▸ Your objective:
Starting at the first line of the entries below, restate each line exactly until you reach the line with "Serif, Times New", and print that one too. Leave the pictures out and stop there.

****

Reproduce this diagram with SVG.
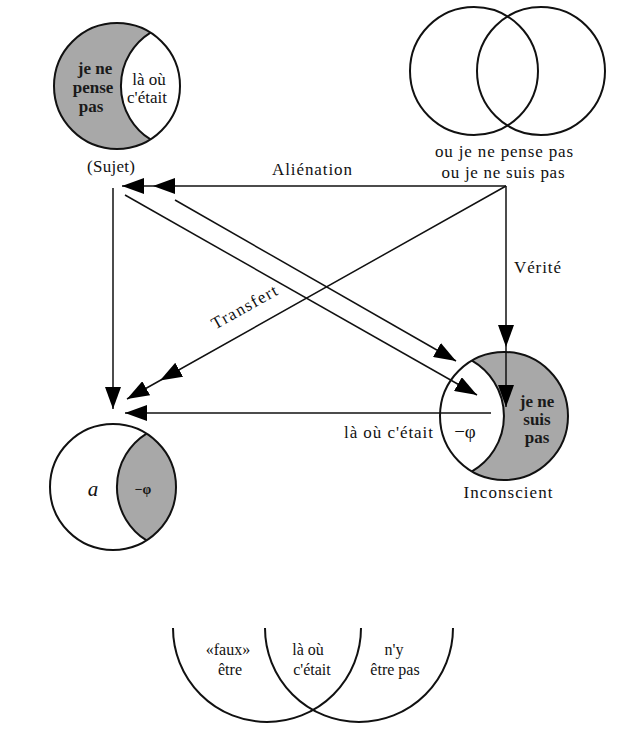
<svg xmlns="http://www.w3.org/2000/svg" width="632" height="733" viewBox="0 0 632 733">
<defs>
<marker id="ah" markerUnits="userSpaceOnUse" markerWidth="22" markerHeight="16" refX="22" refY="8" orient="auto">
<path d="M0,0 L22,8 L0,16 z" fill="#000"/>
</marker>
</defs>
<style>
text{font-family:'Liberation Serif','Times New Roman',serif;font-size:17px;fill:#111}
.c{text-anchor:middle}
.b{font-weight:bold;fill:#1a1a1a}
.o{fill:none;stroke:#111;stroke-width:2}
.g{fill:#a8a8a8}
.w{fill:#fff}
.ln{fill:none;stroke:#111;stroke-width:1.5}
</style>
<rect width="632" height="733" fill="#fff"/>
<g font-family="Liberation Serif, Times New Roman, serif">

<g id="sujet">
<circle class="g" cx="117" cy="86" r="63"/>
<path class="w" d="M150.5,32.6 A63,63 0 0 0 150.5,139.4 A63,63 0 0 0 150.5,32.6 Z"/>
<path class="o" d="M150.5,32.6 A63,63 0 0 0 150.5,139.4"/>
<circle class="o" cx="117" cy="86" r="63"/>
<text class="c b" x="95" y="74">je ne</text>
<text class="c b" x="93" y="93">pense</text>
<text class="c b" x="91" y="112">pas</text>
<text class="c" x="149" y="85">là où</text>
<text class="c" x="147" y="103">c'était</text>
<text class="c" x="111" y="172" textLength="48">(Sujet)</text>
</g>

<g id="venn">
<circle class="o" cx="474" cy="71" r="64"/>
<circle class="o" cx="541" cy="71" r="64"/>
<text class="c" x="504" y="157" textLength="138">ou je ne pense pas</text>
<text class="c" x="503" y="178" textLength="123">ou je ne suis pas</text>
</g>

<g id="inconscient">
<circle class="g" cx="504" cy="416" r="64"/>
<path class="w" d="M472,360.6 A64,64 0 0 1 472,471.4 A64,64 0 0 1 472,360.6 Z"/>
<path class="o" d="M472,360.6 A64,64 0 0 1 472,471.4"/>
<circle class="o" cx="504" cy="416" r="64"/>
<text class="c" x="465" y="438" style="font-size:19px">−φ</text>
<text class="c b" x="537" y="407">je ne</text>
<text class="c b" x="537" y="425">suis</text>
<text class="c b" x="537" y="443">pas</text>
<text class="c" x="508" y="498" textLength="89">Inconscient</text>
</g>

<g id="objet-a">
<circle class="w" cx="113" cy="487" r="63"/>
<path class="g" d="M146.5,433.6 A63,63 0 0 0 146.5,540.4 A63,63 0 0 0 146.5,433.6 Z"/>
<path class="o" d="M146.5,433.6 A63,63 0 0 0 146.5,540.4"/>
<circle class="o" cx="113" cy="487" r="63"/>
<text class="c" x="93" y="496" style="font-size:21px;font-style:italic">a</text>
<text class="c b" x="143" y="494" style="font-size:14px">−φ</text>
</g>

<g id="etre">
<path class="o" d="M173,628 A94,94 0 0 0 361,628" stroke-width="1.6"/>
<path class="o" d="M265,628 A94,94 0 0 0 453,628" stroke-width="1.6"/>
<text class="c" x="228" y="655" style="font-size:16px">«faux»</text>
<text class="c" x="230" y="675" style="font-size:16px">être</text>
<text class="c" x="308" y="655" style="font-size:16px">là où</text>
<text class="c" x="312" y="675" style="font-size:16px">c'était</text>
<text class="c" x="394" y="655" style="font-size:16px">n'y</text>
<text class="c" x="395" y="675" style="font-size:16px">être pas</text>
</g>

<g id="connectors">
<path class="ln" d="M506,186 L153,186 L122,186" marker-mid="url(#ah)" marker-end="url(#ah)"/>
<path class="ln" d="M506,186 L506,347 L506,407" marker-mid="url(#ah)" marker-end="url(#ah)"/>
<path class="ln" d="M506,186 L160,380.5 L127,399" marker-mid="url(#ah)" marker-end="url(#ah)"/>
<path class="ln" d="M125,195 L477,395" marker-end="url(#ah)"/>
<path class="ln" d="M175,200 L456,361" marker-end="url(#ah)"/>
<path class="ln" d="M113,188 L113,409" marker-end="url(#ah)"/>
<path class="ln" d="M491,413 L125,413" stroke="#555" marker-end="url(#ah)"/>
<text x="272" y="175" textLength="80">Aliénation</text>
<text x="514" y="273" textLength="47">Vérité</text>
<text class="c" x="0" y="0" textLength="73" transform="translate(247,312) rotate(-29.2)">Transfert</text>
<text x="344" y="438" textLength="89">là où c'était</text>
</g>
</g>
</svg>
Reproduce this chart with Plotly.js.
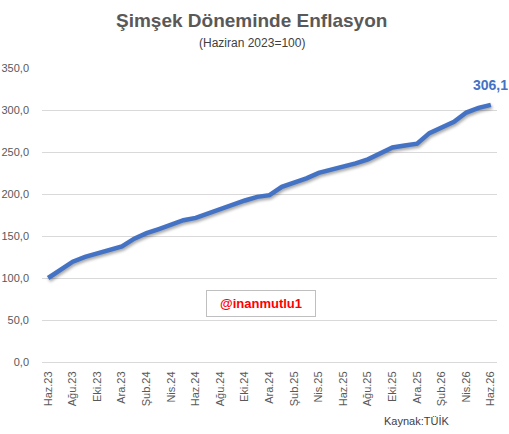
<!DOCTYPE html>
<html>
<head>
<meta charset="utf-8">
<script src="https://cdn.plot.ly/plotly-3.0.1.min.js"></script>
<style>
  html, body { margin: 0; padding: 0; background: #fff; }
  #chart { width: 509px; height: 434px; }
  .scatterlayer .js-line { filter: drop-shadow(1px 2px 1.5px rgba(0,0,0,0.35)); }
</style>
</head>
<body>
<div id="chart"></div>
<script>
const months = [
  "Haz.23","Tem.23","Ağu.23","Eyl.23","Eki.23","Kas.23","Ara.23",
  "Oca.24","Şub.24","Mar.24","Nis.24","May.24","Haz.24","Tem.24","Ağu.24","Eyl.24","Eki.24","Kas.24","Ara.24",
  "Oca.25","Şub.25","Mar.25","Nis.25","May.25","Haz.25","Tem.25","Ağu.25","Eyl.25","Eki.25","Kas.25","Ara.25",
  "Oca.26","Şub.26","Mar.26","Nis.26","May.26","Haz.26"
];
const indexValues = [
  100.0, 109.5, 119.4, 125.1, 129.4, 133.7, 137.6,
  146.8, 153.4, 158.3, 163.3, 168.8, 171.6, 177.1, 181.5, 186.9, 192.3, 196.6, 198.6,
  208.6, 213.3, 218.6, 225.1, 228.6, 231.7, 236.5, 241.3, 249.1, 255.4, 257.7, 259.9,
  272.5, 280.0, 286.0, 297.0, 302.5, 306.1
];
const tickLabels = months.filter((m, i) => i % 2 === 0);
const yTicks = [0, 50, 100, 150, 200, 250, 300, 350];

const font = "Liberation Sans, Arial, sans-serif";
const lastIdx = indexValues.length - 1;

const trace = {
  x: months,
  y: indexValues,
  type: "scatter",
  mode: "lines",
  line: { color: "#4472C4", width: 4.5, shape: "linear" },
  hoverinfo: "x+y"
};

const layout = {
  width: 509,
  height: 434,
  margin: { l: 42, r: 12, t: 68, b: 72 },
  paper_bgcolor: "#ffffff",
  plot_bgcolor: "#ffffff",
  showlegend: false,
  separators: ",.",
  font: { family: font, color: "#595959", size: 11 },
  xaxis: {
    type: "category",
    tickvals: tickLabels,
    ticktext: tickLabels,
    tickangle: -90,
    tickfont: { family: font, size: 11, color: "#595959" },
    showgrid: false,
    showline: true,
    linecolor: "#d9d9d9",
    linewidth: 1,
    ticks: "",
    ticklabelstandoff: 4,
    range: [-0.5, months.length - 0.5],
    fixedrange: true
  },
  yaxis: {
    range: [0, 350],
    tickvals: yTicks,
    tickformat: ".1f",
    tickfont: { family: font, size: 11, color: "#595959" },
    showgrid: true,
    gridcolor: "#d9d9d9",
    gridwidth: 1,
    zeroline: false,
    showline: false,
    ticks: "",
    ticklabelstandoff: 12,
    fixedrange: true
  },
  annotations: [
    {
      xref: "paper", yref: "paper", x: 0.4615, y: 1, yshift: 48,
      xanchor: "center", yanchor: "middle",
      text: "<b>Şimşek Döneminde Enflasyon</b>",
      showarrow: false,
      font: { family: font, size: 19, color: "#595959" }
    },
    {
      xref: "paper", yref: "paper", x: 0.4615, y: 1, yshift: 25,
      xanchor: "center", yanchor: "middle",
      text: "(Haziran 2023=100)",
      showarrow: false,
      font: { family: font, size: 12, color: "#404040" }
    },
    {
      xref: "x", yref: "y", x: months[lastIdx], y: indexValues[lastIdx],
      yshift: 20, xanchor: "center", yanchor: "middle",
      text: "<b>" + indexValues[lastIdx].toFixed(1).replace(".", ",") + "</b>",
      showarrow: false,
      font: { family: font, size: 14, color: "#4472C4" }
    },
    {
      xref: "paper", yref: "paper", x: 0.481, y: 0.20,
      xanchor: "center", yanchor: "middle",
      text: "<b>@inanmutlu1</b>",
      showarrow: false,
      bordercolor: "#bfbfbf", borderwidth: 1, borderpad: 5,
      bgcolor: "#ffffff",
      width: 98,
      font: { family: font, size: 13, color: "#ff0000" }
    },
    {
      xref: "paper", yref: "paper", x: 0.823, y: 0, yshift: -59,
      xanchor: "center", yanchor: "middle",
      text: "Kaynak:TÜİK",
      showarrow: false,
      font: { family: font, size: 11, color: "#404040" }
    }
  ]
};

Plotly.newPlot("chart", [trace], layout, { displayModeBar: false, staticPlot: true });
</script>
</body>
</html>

****

▸ Exercise result:
Reproduce this diagram with SVG.
<svg xmlns="http://www.w3.org/2000/svg" width="632" height="733" viewBox="0 0 632 733">
<defs>
<marker id="ah" markerUnits="userSpaceOnUse" markerWidth="22" markerHeight="16" refX="22" refY="8" orient="auto">
<path d="M0,0 L22,8 L0,16 z" fill="#000"/>
</marker>
</defs>
<style>
text{font-family:'Liberation Serif','Times New Roman',serif;font-size:17px;fill:#111}
.c{text-anchor:middle}
.b{font-weight:bold;fill:#1a1a1a}
.o{fill:none;stroke:#111;stroke-width:2}
.g{fill:#a8a8a8}
.w{fill:#fff}
.ln{fill:none;stroke:#111;stroke-width:1.5}
</style>
<rect width="632" height="733" fill="#fff"/>
<g font-family="Liberation Serif, Times New Roman, serif">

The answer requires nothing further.